**Aim**. Return every line below as is, leaving out the pictures.
━━━━━━━━━━━━━━━━━━━━━━━━━━━━━━
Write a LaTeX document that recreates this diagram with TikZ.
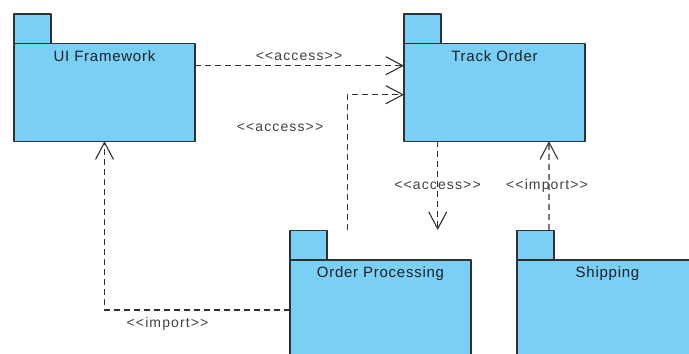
\documentclass[tikz,border=0pt]{standalone}
\usepackage{fontspec}
\usetikzlibrary{arrows.meta}
\newfontfamily\pkgfont[LetterSpace=5]{Liberation Sans}
\newfontfamily\stfont[LetterSpace=8]{Liberation Sans}
\newcommand{\stype}[1]{\textless\textless#1\textgreater\textgreater}
\definecolor{pkgfill}{RGB}{122,207,244}
\definecolor{pkgline}{RGB}{48,48,48}
\definecolor{pkgtext}{RGB}{30,32,40}
\definecolor{sttext}{RGB}{64,64,64}
\begin{document}
\begin{tikzpicture}[>={Straight Barb[length=17bp,width=18bp]},line join=bevel,
  pkg/.style={draw=pkgline,fill=pkgfill,line width=1.2bp,inner sep=0pt,outer sep=0pt,
    minimum width=181bp,minimum height=98bp},
  pkgtab/.style={draw=pkgline,fill=pkgfill,line width=1.2bp,inner sep=0pt,outer sep=0pt,
    minimum width=37bp,minimum height=29.3bp,anchor=south west},
  pkgname/.style={font=\pkgfont\fontsize{15bp}{18bp}\selectfont,text=pkgtext,anchor=base,yshift=-18bp},
  dep/.style={pkgline,line width=1.1bp,dash pattern=on 6bp off 4bp,->},
  stereo/.style={font=\stfont\fontsize{14bp}{17bp}\selectfont,text=sttext,inner sep=0pt},
]
\clip (0,0) rectangle (689bp,354bp);
%%
\node (node_uif) at (104.5bp,261.7bp) [pkg,label={[pkgname,name=name_uif]north:UI Framework}] {};
  \node (tab_uif) at (node_uif.north west) [pkgtab] {};
  \node (node_track) at (494.5bp,261.7bp) [pkg,label={[pkgname,name=name_track]north:Track Order}] {};
  \node (tab_track) at (node_track.north west) [pkgtab] {};
  \node (node_proc) at (380.5bp,45bp) [pkg,label={[pkgname,name=name_proc]north:Order Processing}] {};
  \node (tab_proc) at (node_proc.north west) [pkgtab] {};
  \node (node_ship) at (607.5bp,45bp) [pkg,label={[pkgname,name=name_ship]north:Shipping}] {};
  \node (tab_ship) at (node_ship.north west) [pkgtab] {};
%
  \coordinate (cor_proc_out) at (347.3bp,124bp);
  \coordinate (cor_proc_in) at (437.7bp,124bp);
  \coordinate (cor_ship_out) at (549bp,124bp);
  \draw [dep] ([yshift=-22.4bp]node_uif.north east) -- ([yshift=-22.4bp]node_track.north west);
  \draw [dep] (cor_proc_out) |- ([yshift=-51.4bp]node_track.north west);
  \draw [dep] ([xshift=-56.8bp]node_track.south) -- (cor_proc_in);
  \draw [dep] (cor_ship_out) -- ([xshift=54.5bp]node_track.south);
  \draw [dep] ([yshift=-1bp]node_proc.west) -| (node_uif.south);
%
  \node (st_uif_track) at (299bp,298bp) [stereo] {\stype{access}};
  \node (st_proc_track) at (280bp,227bp) [stereo] {\stype{access}};
  \node (st_track_proc) at (437.5bp,168.5bp) [stereo] {\stype{access}};
  \node (st_ship_track) at (547bp,168.5bp) [stereo] {\stype{import}};
  \node (st_proc_uif) at (167.5bp,30bp) [stereo] {\stype{import}};
%
\end{tikzpicture}
\end{document}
━━━━━━━━━━━━━━━━━━━━━━━━━━━━━━
**Output**.
Write a LaTeX document that recreates this diagram with TikZ.
\documentclass[tikz,border=0pt]{standalone}
\usepackage{fontspec}
\usetikzlibrary{arrows.meta}
\newfontfamily\pkgfont[LetterSpace=5]{Liberation Sans}
\newfontfamily\stfont[LetterSpace=8]{Liberation Sans}
\newcommand{\stype}[1]{\textless\textless#1\textgreater\textgreater}
\definecolor{pkgfill}{RGB}{122,207,244}
\definecolor{pkgline}{RGB}{48,48,48}
\definecolor{pkgtext}{RGB}{30,32,40}
\definecolor{sttext}{RGB}{64,64,64}
\begin{document}
\begin{tikzpicture}[>={Straight Barb[length=17bp,width=18bp]},line join=bevel,
  pkg/.style={draw=pkgline,fill=pkgfill,line width=1.2bp,inner sep=0pt,outer sep=0pt,
    minimum width=181bp,minimum height=98bp},
  pkgtab/.style={draw=pkgline,fill=pkgfill,line width=1.2bp,inner sep=0pt,outer sep=0pt,
    minimum width=37bp,minimum height=29.3bp,anchor=south west},
  pkgname/.style={font=\pkgfont\fontsize{15bp}{18bp}\selectfont,text=pkgtext,anchor=base,yshift=-18bp},
  dep/.style={pkgline,line width=1.1bp,dash pattern=on 6bp off 4bp,->},
  stereo/.style={font=\stfont\fontsize{14bp}{17bp}\selectfont,text=sttext,inner sep=0pt},
]
\clip (0,0) rectangle (689bp,354bp);
%%
\node (node_uif) at (104.5bp,261.7bp) [pkg,label={[pkgname,name=name_uif]north:UI Framework}] {};
  \node (tab_uif) at (node_uif.north west) [pkgtab] {};
  \node (node_track) at (494.5bp,261.7bp) [pkg,label={[pkgname,name=name_track]north:Track Order}] {};
  \node (tab_track) at (node_track.north west) [pkgtab] {};
  \node (node_proc) at (380.5bp,45bp) [pkg,label={[pkgname,name=name_proc]north:Order Processing}] {};
  \node (tab_proc) at (node_proc.north west) [pkgtab] {};
  \node (node_ship) at (607.5bp,45bp) [pkg,label={[pkgname,name=name_ship]north:Shipping}] {};
  \node (tab_ship) at (node_ship.north west) [pkgtab] {};
%
  \coordinate (cor_proc_out) at (347.3bp,124bp);
  \coordinate (cor_proc_in) at (437.7bp,124bp);
  \coordinate (cor_ship_out) at (549bp,124bp);
  \draw [dep] ([yshift=-22.4bp]node_uif.north east) -- ([yshift=-22.4bp]node_track.north west);
  \draw [dep] (cor_proc_out) |- ([yshift=-51.4bp]node_track.north west);
  \draw [dep] ([xshift=-56.8bp]node_track.south) -- (cor_proc_in);
  \draw [dep] (cor_ship_out) -- ([xshift=54.5bp]node_track.south);
  \draw [dep] ([yshift=-1bp]node_proc.west) -| (node_uif.south);
%
  \node (st_uif_track) at (299bp,298bp) [stereo] {\stype{access}};
  \node (st_proc_track) at (280bp,227bp) [stereo] {\stype{access}};
  \node (st_track_proc) at (437.5bp,168.5bp) [stereo] {\stype{access}};
  \node (st_ship_track) at (547bp,168.5bp) [stereo] {\stype{import}};
  \node (st_proc_uif) at (167.5bp,30bp) [stereo] {\stype{import}};
%
\end{tikzpicture}
\end{document}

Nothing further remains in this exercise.